Mr. Justice Santana Becerra,

concurring.

San Juan, Puerto Rico, June 25,1970

I fully concur with the Court' which today enforces the constitutional guarantee of a defendant to the effect that no person shall be twice put in jeopardy of punishment for the same offense. Constitution of the Commonwealth of Puerto Rico, Art. II, § 11.

On several occasions I have expressed myself against what I consider to be, in recent years a dangerous tendency of the Courts of First Instance to discharge the jurors in a proceeding before the verdict in order to start anew, said tendency product, in my opinion, of the failure to establish the proper balance between Rules 38(d) and 144(d) and (e) of the Rules of Criminal Procedure of 1963 on the one hand, and the previous constitutional guarantee on the other, without acknowledging to the latter its greater hierarchy, in the use of the power, which the aforementioned Rules allow the judges to exercise. See my statements in disagreement in Ortiz Báez v. Superior Court, 98 P.R.R. 254, 266 (1970); in *249Ríos Mora v. Superior Court, 95 P.R.R. 115, 124 (1967), and my majority statements in People v. Arteaga Torres, 93 P.R.R. 146 (1966); Piñero Agosto v. Superior Court, 94 P.R.R. 193 (1967); Soto v. Superior Court, 90 P.R.R. 505 (1964).

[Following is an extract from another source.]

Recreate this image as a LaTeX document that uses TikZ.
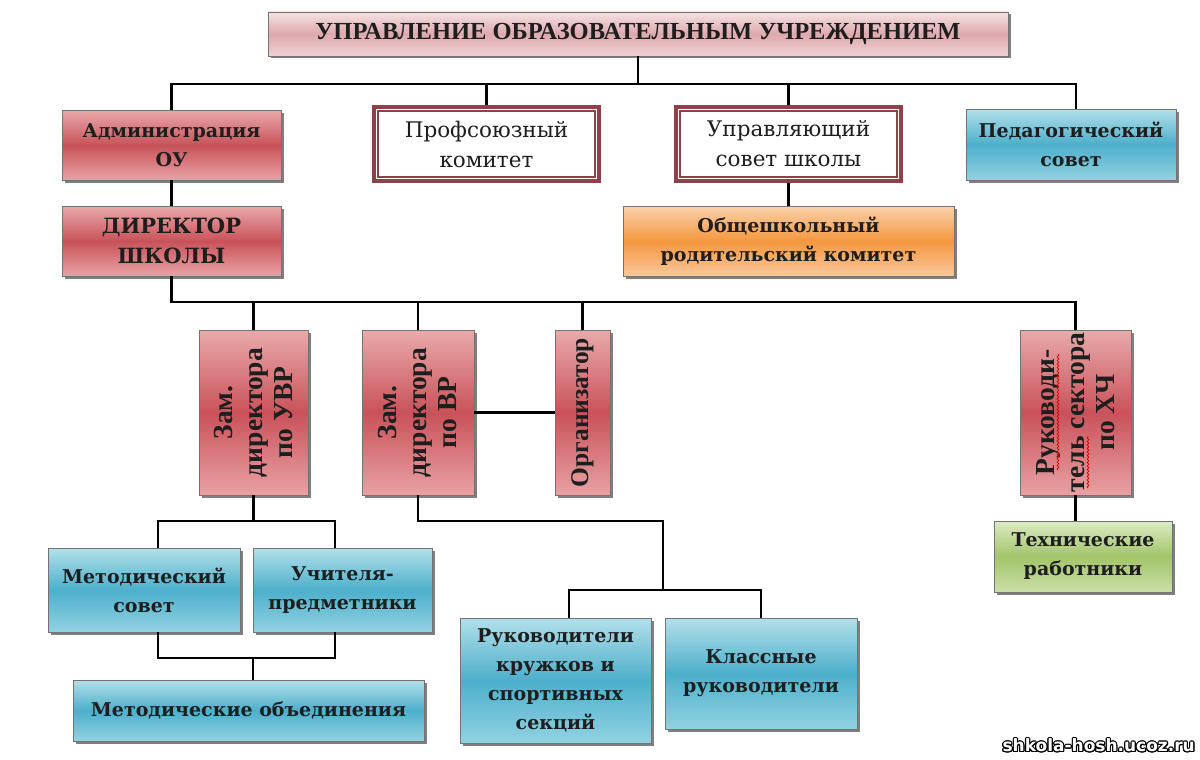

I hope that with today’s decision of the Court, that dangerous tendency in First Instance to discharge the jurors without taking properly into consideration the constitutional guarantee against jeopardy of punishment shall disappear. As we can see in the Opinion, this Court has duly established the standards to be followed to obtain the proper balance between what is permissible in Rules 38 and 144 and what is prohibited by the Constitution, without forgetting the idea that the former are subordinated to the latter.

Notwithstanding the foregoing, the granting of my vote in this case does not involve opinion on my part, which I reserve for the proper occasion, regarding whether or not it was a substantial error to disclose at the trial how the jurors were divided to convict and to acquit. I do not think it is necessary to. decide and express myself on that point to decide what is pertinent as to the double jeopardy.

Petitioner’s constitutional guarantee against double jeopardy was violated from the very moment when, without his consent — consent which, if existing, should be unequivocal, given in an intelligent manner, and without doubts as it happens everytime a constitutional guarantee is waived — or against his will, the jury was discharged in this case before the verdict, without this being one of those permissible constitutional situations. The fact that the disclosure constituted substantial error would not affect the constitutional question involved. The fact that it did not constitute substantial error, as decided in the opinion, would not affect the constitutional question either.

With the foregoing reservation of my opinion as to the aspect of whether or not the disclosure of the position of the *250jurors as to petitioner’s innocence or guilt constituted error, I adhere to the decision.